▶ Written exercise: Quote, verbatim, all material below, without pictures.

— Start —

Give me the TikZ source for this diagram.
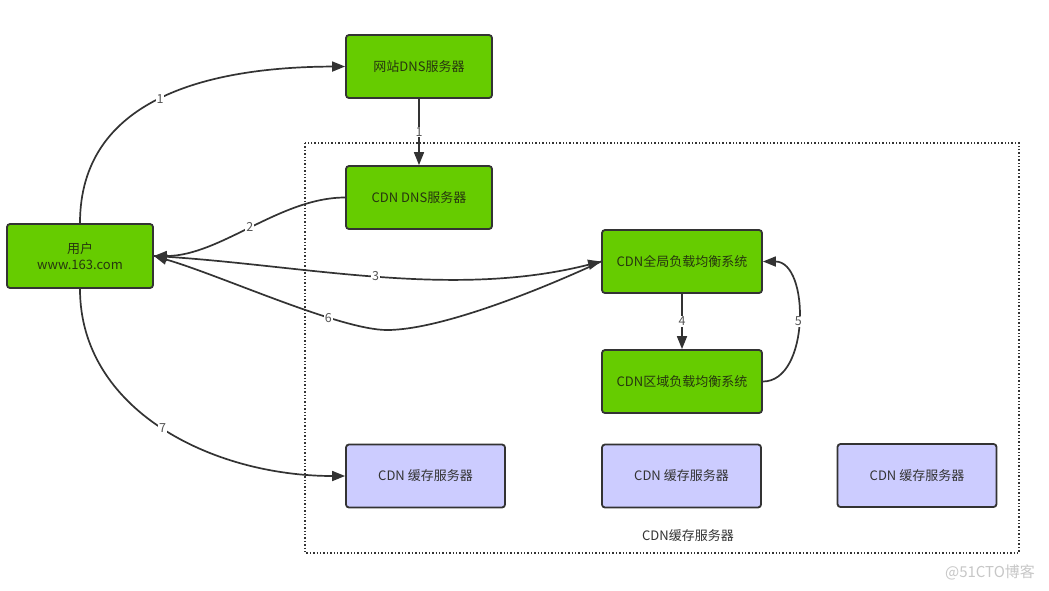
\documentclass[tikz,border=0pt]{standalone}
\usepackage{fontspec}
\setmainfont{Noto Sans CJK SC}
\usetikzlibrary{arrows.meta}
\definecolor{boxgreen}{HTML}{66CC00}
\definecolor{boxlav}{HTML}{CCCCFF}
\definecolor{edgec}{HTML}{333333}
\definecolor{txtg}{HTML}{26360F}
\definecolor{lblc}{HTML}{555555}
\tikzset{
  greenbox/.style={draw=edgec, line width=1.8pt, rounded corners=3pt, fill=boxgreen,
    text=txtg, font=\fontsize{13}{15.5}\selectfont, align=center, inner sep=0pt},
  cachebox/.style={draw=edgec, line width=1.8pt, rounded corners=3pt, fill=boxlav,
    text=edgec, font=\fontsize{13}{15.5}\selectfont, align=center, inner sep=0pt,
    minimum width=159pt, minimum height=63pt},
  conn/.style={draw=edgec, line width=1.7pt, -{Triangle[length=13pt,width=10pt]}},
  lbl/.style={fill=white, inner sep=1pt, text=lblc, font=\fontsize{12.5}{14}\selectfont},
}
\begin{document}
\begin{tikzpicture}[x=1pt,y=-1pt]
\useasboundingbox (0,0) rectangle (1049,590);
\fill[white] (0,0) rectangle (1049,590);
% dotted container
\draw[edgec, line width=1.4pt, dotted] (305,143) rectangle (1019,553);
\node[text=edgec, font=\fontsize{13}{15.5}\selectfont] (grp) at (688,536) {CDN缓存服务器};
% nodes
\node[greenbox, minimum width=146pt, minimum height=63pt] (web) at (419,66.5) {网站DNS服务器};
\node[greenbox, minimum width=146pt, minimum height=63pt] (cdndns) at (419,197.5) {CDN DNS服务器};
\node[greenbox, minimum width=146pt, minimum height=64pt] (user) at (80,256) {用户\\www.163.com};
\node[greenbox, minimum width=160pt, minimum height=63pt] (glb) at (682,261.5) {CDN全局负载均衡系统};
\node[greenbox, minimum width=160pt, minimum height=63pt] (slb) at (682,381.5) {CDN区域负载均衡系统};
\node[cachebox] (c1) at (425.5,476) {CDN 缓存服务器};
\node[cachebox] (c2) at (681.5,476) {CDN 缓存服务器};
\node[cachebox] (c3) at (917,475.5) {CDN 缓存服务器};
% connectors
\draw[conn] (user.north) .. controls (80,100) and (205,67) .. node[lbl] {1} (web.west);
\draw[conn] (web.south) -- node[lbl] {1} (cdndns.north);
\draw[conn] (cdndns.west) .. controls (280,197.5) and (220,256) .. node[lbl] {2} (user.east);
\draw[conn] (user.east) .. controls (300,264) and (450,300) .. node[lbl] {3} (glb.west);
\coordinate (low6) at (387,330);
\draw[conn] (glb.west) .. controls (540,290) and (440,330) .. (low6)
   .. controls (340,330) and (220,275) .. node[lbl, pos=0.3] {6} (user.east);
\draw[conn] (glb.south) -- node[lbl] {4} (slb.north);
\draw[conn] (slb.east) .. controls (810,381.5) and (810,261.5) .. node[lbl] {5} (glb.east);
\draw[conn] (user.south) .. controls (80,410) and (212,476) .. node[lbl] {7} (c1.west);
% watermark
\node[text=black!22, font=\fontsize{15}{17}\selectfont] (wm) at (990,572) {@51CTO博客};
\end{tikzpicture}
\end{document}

— End —

▶ Answer in full:
Give me the TikZ source for this diagram.
\documentclass[tikz,border=0pt]{standalone}
\usepackage{fontspec}
\setmainfont{Noto Sans CJK SC}
\usetikzlibrary{arrows.meta}
\definecolor{boxgreen}{HTML}{66CC00}
\definecolor{boxlav}{HTML}{CCCCFF}
\definecolor{edgec}{HTML}{333333}
\definecolor{txtg}{HTML}{26360F}
\definecolor{lblc}{HTML}{555555}
\tikzset{
  greenbox/.style={draw=edgec, line width=1.8pt, rounded corners=3pt, fill=boxgreen,
    text=txtg, font=\fontsize{13}{15.5}\selectfont, align=center, inner sep=0pt},
  cachebox/.style={draw=edgec, line width=1.8pt, rounded corners=3pt, fill=boxlav,
    text=edgec, font=\fontsize{13}{15.5}\selectfont, align=center, inner sep=0pt,
    minimum width=159pt, minimum height=63pt},
  conn/.style={draw=edgec, line width=1.7pt, -{Triangle[length=13pt,width=10pt]}},
  lbl/.style={fill=white, inner sep=1pt, text=lblc, font=\fontsize{12.5}{14}\selectfont},
}
\begin{document}
\begin{tikzpicture}[x=1pt,y=-1pt]
\useasboundingbox (0,0) rectangle (1049,590);
\fill[white] (0,0) rectangle (1049,590);
% dotted container
\draw[edgec, line width=1.4pt, dotted] (305,143) rectangle (1019,553);
\node[text=edgec, font=\fontsize{13}{15.5}\selectfont] (grp) at (688,536) {CDN缓存服务器};
% nodes
\node[greenbox, minimum width=146pt, minimum height=63pt] (web) at (419,66.5) {网站DNS服务器};
\node[greenbox, minimum width=146pt, minimum height=63pt] (cdndns) at (419,197.5) {CDN DNS服务器};
\node[greenbox, minimum width=146pt, minimum height=64pt] (user) at (80,256) {用户\\www.163.com};
\node[greenbox, minimum width=160pt, minimum height=63pt] (glb) at (682,261.5) {CDN全局负载均衡系统};
\node[greenbox, minimum width=160pt, minimum height=63pt] (slb) at (682,381.5) {CDN区域负载均衡系统};
\node[cachebox] (c1) at (425.5,476) {CDN 缓存服务器};
\node[cachebox] (c2) at (681.5,476) {CDN 缓存服务器};
\node[cachebox] (c3) at (917,475.5) {CDN 缓存服务器};
% connectors
\draw[conn] (user.north) .. controls (80,100) and (205,67) .. node[lbl] {1} (web.west);
\draw[conn] (web.south) -- node[lbl] {1} (cdndns.north);
\draw[conn] (cdndns.west) .. controls (280,197.5) and (220,256) .. node[lbl] {2} (user.east);
\draw[conn] (user.east) .. controls (300,264) and (450,300) .. node[lbl] {3} (glb.west);
\coordinate (low6) at (387,330);
\draw[conn] (glb.west) .. controls (540,290) and (440,330) .. (low6)
   .. controls (340,330) and (220,275) .. node[lbl, pos=0.3] {6} (user.east);
\draw[conn] (glb.south) -- node[lbl] {4} (slb.north);
\draw[conn] (slb.east) .. controls (810,381.5) and (810,261.5) .. node[lbl] {5} (glb.east);
\draw[conn] (user.south) .. controls (80,410) and (212,476) .. node[lbl] {7} (c1.west);
% watermark
\node[text=black!22, font=\fontsize{15}{17}\selectfont] (wm) at (990,572) {@51CTO博客};
\end{tikzpicture}
\end{document}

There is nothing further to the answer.